**DATA FOR THE TASK**
____________________
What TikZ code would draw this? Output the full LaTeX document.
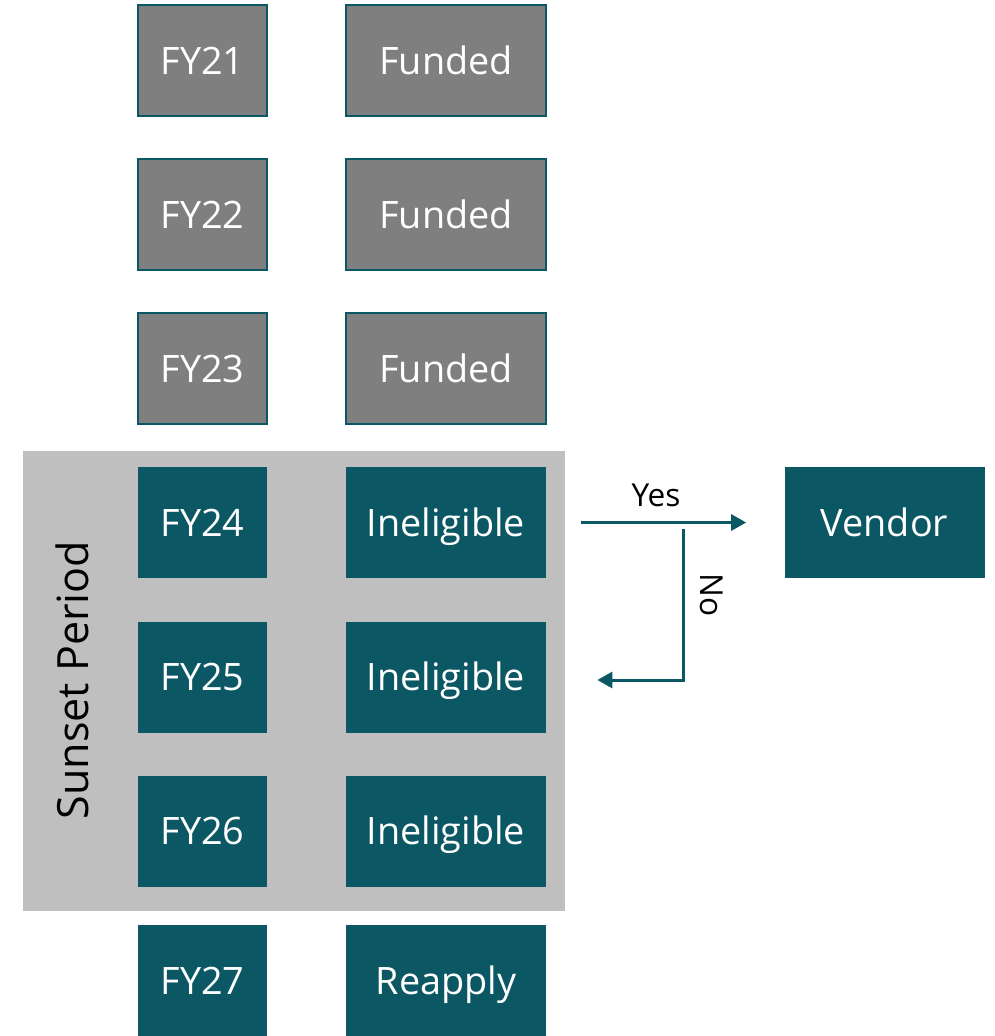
\documentclass[tikz,border=0pt]{standalone}
\usepackage{fontspec}
\setmainfont{Open Sans}
\usepackage{tikz}
\usetikzlibrary{positioning}
\usetikzlibrary{arrows.meta}
\usetikzlibrary{calc}

\definecolor{teal}{RGB}{11,87,99}
\definecolor{darkgray}{RGB}{127,127,127}
\definecolor{sunsetgray}{RGB}{191,191,191}

\tikzset{
	yearbox/.style = {minimum width=2.58cm, minimum height=2.22cm, inner sep=0pt,
		text height=0.72cm, text depth=0.18cm,
		text=white, font=\fontsize{21.5}{24}\selectfont},
	statusbox/.style = {yearbox, minimum width=4cm},
	funded/.style = {fill=darkgray, draw=teal, line width=1.2pt},
	open/.style = {fill=teal},
	flow/.style = {draw=teal, line width=1.7pt, -{Triangle[length=0.3cm,width=0.32cm]}},
	flowlabel/.style = {font=\fontsize{18}{20}\selectfont, text=black}
}

\begin{document}
\begin{tikzpicture}
\useasboundingbox (0,0) rectangle (19.9,-20.72);

% the sunset period behind the boxes
\node (sunset) [fill=sunsetgray, minimum width=10.84cm, minimum height=9.2cm, inner sep=0pt] at (5.88,-13.62) {};
\node (sunsetlabel) [rotate=90, font=\fontsize{24.5}{28}\selectfont] at (1.44,-13.6) {Sunset Period};

\node (fy21) [yearbox, funded] at (4.05,-1.21) {FY21};
\node (fy22) [yearbox, funded] at (4.05,-4.29) {FY22};
\node (fy23) [yearbox, funded] at (4.05,-7.37) {FY23};
\node (fy24) [yearbox, open] at (4.05,-10.45) {FY24};
\node (fy25) [yearbox, open] at (4.05,-13.54) {FY25};
\node (fy26) [yearbox, open] at (4.05,-16.62) {FY26};
\node (fy27) [yearbox, open] at (4.05,-19.61) {FY27};

\node (st21) [statusbox, funded] at (8.92,-1.21) {Funded};
\node (st22) [statusbox, funded] at (8.92,-4.29) {Funded};
\node (st23) [statusbox, funded] at (8.92,-7.37) {Funded};
\node (st24) [statusbox, open] at (8.92,-10.45) {Ineligible};
\node (st25) [statusbox, open] at (8.92,-13.54) {Ineligible};
\node (st26) [statusbox, open] at (8.92,-16.62) {Ineligible};
\node (st27) [statusbox, open] at (8.92,-19.61) {Reapply};

\node (vendor) [statusbox, open] at (17.69,-10.45) {Vendor};

% yes / no branch
\draw[flow, shorten <=0.7cm, shorten >=0.76cm] (st24) -- (vendor);
\node (yes) [flowlabel] at (13.12,-9.9) {Yes};

\coordinate (nostart) at ($(st24.east)+(2.74,-0.12)$);
\coordinate (noend) at ($(st25.east)+(1.02,-0.06)$);
\draw[flow] (nostart) |- (noend);
\node (no) [flowlabel, rotate=-90] at (14.24,-11.9) {No};
\end{tikzpicture}
\end{document}
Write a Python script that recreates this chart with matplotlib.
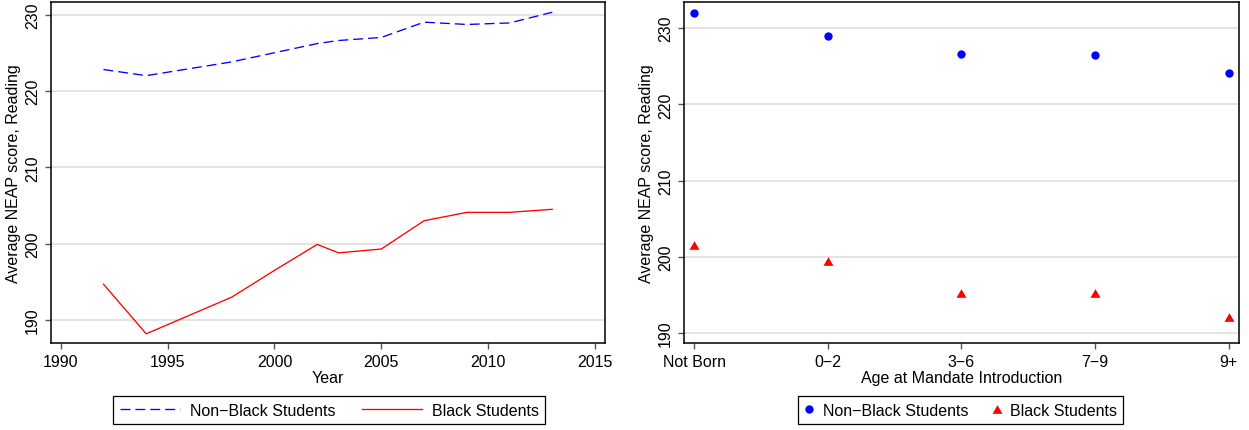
____________________
**WRITTEN EXERCISE**
Omit all pictures while transcribing the entries verbatim.

**THE ANSWER**
What TikZ code would draw this? Output the full LaTeX document.
\documentclass[tikz,border=0pt]{standalone}
\usepackage{fontspec}
\setmainfont{Open Sans}
\usepackage{tikz}
\usetikzlibrary{positioning}
\usetikzlibrary{arrows.meta}
\usetikzlibrary{calc}

\definecolor{teal}{RGB}{11,87,99}
\definecolor{darkgray}{RGB}{127,127,127}
\definecolor{sunsetgray}{RGB}{191,191,191}

\tikzset{
	yearbox/.style = {minimum width=2.58cm, minimum height=2.22cm, inner sep=0pt,
		text height=0.72cm, text depth=0.18cm,
		text=white, font=\fontsize{21.5}{24}\selectfont},
	statusbox/.style = {yearbox, minimum width=4cm},
	funded/.style = {fill=darkgray, draw=teal, line width=1.2pt},
	open/.style = {fill=teal},
	flow/.style = {draw=teal, line width=1.7pt, -{Triangle[length=0.3cm,width=0.32cm]}},
	flowlabel/.style = {font=\fontsize{18}{20}\selectfont, text=black}
}

\begin{document}
\begin{tikzpicture}
\useasboundingbox (0,0) rectangle (19.9,-20.72);

% the sunset period behind the boxes
\node (sunset) [fill=sunsetgray, minimum width=10.84cm, minimum height=9.2cm, inner sep=0pt] at (5.88,-13.62) {};
\node (sunsetlabel) [rotate=90, font=\fontsize{24.5}{28}\selectfont] at (1.44,-13.6) {Sunset Period};

\node (fy21) [yearbox, funded] at (4.05,-1.21) {FY21};
\node (fy22) [yearbox, funded] at (4.05,-4.29) {FY22};
\node (fy23) [yearbox, funded] at (4.05,-7.37) {FY23};
\node (fy24) [yearbox, open] at (4.05,-10.45) {FY24};
\node (fy25) [yearbox, open] at (4.05,-13.54) {FY25};
\node (fy26) [yearbox, open] at (4.05,-16.62) {FY26};
\node (fy27) [yearbox, open] at (4.05,-19.61) {FY27};

\node (st21) [statusbox, funded] at (8.92,-1.21) {Funded};
\node (st22) [statusbox, funded] at (8.92,-4.29) {Funded};
\node (st23) [statusbox, funded] at (8.92,-7.37) {Funded};
\node (st24) [statusbox, open] at (8.92,-10.45) {Ineligible};
\node (st25) [statusbox, open] at (8.92,-13.54) {Ineligible};
\node (st26) [statusbox, open] at (8.92,-16.62) {Ineligible};
\node (st27) [statusbox, open] at (8.92,-19.61) {Reapply};

\node (vendor) [statusbox, open] at (17.69,-10.45) {Vendor};

% yes / no branch
\draw[flow, shorten <=0.7cm, shorten >=0.76cm] (st24) -- (vendor);
\node (yes) [flowlabel] at (13.12,-9.9) {Yes};

\coordinate (nostart) at ($(st24.east)+(2.74,-0.12)$);
\coordinate (noend) at ($(st25.east)+(1.02,-0.06)$);
\draw[flow] (nostart) |- (noend);
\node (no) [flowlabel, rotate=-90] at (14.24,-11.9) {No};
\end{tikzpicture}
\end{document}
Write a Python script that recreates this chart with matplotlib.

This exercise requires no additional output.